§ **TASK INSTRUCTIONS**
Begin with the first line below and retype each line exactly through the line containing "years = list(range(2006, 2031))". Any pictures are to be left out.

§ **RAW DATA**
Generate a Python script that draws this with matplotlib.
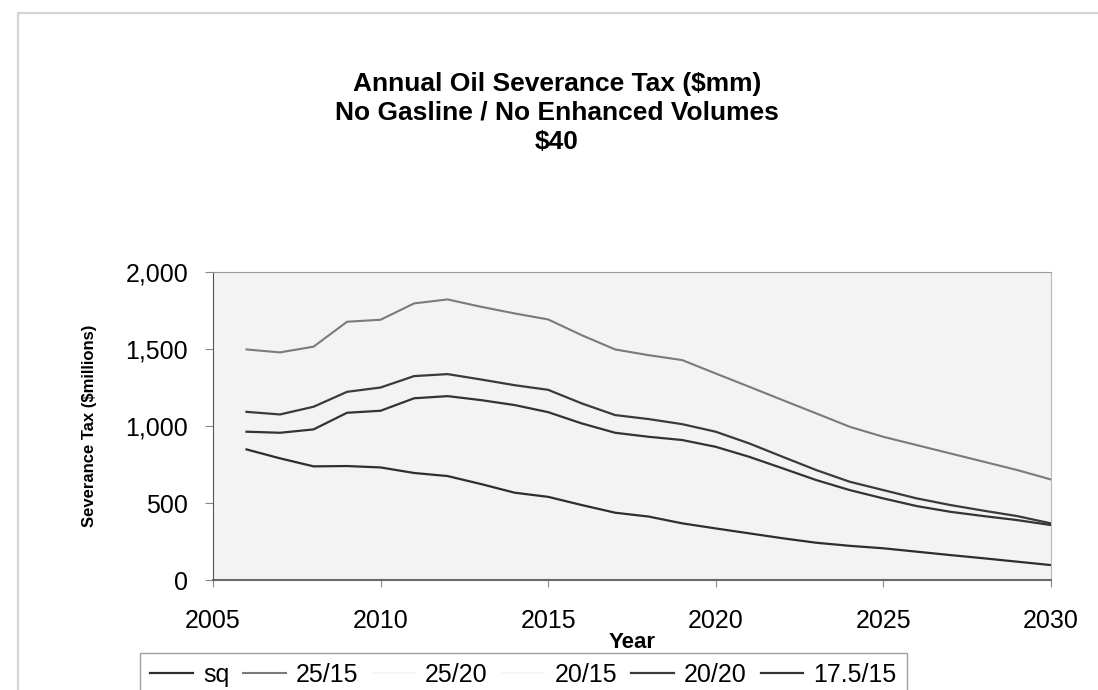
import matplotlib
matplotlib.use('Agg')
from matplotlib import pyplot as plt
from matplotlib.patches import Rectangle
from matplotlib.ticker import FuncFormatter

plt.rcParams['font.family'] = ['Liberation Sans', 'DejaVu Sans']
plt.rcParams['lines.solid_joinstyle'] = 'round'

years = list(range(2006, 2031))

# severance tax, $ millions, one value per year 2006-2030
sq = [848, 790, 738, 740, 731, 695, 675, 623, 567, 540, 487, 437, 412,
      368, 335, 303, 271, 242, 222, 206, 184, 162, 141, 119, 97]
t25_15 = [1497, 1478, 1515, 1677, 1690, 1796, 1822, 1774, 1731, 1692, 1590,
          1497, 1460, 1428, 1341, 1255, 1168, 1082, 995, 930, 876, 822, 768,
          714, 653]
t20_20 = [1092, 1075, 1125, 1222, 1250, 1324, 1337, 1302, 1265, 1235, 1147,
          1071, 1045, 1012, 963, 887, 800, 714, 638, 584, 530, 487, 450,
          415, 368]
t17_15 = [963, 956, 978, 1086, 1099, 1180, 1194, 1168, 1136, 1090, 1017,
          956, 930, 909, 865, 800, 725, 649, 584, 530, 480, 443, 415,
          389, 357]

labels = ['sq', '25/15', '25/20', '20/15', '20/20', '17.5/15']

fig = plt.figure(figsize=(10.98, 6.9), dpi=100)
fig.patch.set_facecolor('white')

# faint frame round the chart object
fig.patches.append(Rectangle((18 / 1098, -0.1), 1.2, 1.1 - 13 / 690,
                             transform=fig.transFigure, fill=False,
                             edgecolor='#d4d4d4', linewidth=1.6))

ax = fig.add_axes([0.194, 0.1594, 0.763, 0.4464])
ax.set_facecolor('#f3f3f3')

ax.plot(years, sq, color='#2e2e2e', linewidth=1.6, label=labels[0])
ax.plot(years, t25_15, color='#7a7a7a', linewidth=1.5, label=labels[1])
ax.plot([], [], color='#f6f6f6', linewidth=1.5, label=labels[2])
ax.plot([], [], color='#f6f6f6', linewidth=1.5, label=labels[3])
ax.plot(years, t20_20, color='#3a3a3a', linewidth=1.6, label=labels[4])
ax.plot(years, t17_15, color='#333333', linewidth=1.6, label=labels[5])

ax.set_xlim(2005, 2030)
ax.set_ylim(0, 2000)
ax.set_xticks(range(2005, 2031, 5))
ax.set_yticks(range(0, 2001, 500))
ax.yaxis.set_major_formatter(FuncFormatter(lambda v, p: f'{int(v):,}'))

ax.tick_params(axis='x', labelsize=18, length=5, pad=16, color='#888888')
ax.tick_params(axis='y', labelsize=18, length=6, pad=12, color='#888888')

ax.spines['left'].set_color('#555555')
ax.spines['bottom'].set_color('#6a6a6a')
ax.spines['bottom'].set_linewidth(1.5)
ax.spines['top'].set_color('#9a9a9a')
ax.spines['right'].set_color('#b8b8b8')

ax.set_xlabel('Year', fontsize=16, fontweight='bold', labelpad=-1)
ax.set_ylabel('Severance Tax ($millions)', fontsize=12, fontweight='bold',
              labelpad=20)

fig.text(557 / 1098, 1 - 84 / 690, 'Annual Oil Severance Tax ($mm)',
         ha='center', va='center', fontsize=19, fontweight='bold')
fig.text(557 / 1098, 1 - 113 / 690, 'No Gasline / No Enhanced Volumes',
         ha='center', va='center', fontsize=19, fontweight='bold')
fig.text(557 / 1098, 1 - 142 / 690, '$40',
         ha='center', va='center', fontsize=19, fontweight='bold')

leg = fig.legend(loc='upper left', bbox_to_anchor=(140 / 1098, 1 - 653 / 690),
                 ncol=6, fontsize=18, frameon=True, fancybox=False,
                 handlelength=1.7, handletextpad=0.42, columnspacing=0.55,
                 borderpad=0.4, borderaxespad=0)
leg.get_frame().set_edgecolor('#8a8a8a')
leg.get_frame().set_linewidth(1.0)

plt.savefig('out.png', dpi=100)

§ **EXPECTED ANSWER**
Generate a Python script that draws this with matplotlib.
import matplotlib
matplotlib.use('Agg')
from matplotlib import pyplot as plt
from matplotlib.patches import Rectangle
from matplotlib.ticker import FuncFormatter

plt.rcParams['font.family'] = ['Liberation Sans', 'DejaVu Sans']
plt.rcParams['lines.solid_joinstyle'] = 'round'

years = list(range(2006, 2031))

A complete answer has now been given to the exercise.